WRITTEN INSTRUCTION: Copy each line that contains the string "React".

DATA PROVIDED:
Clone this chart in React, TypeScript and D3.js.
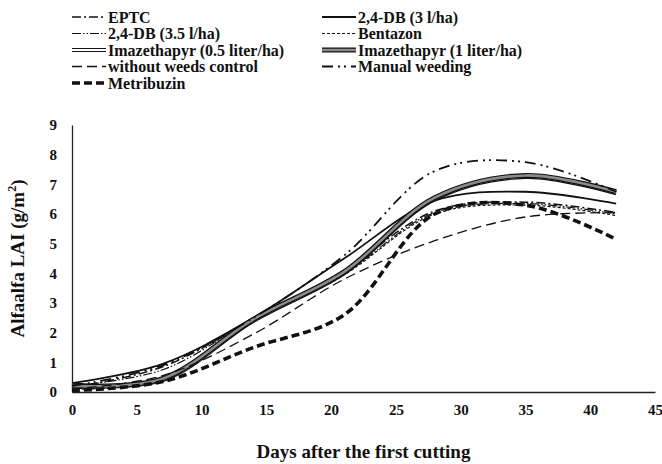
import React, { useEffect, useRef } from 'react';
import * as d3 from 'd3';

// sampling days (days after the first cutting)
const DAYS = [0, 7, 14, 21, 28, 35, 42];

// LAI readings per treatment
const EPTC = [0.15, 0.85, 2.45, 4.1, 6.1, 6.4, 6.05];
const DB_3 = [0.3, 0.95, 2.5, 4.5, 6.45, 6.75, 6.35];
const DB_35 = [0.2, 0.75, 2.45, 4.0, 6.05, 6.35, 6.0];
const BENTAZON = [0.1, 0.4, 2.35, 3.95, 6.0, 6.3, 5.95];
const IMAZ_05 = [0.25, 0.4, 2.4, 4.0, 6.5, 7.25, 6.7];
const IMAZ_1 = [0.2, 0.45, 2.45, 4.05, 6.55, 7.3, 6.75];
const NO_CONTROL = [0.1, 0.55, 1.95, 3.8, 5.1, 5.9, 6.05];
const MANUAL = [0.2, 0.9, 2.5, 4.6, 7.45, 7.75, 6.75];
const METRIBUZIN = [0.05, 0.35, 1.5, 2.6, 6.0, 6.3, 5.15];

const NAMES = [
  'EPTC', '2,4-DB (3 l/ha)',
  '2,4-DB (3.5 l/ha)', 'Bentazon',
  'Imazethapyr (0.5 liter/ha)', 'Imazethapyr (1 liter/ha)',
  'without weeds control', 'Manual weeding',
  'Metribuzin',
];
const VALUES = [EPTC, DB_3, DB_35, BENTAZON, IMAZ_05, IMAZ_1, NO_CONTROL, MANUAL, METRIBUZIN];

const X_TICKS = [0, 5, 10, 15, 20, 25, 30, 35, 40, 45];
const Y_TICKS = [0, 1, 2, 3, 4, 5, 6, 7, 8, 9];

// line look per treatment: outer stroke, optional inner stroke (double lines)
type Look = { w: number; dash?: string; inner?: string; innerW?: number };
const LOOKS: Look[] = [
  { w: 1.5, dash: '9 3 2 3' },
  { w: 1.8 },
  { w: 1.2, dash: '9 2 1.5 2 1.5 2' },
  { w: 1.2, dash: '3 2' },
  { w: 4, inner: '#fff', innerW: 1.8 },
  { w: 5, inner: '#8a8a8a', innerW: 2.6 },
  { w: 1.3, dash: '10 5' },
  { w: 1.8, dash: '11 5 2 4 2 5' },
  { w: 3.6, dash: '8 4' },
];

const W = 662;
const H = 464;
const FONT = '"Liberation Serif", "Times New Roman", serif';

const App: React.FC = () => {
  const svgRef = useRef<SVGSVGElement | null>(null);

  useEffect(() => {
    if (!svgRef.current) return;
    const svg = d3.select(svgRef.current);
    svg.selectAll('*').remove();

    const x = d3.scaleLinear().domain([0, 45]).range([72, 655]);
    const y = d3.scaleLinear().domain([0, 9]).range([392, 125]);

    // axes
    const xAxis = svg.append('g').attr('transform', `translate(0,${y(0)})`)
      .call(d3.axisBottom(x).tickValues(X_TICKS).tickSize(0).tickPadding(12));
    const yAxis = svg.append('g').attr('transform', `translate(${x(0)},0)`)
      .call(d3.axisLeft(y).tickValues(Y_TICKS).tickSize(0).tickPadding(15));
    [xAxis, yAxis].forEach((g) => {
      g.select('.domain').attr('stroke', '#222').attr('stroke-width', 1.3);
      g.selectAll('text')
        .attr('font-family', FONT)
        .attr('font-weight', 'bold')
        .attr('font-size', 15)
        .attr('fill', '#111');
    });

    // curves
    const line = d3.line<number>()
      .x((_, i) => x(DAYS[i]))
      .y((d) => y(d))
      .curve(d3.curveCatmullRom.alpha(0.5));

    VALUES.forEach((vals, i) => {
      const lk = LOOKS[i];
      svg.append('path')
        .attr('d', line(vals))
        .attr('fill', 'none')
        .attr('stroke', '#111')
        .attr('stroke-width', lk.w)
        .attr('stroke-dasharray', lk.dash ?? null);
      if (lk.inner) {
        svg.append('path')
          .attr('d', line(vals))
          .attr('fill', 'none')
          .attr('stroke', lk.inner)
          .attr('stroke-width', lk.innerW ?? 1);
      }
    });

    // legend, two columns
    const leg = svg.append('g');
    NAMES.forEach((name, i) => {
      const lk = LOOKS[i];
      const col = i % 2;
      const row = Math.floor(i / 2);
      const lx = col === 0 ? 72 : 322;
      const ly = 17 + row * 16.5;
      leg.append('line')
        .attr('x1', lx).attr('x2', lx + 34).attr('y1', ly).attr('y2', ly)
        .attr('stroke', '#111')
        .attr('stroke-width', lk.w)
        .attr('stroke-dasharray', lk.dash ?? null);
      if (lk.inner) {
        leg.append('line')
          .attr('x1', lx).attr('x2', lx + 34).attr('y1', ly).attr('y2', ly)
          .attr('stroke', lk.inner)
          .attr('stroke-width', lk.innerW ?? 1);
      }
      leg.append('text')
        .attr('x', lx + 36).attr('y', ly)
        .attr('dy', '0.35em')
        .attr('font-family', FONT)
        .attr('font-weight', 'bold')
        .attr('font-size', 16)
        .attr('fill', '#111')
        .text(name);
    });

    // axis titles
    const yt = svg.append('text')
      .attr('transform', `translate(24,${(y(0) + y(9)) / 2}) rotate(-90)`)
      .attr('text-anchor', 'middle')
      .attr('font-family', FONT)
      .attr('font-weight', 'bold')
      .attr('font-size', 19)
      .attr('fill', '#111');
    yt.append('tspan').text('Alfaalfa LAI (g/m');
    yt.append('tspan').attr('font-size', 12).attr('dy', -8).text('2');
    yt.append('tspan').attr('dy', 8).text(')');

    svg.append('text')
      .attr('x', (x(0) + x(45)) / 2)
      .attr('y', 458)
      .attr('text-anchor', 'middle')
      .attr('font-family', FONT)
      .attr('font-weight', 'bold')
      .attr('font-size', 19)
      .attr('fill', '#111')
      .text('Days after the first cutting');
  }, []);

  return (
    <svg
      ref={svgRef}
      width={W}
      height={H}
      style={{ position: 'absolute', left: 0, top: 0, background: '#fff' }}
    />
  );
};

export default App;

SOLUTION TO THE PROBLEM:
Clone this chart in React, TypeScript and D3.js.
import React, { useEffect, useRef } from 'react';
const App: React.FC = () => {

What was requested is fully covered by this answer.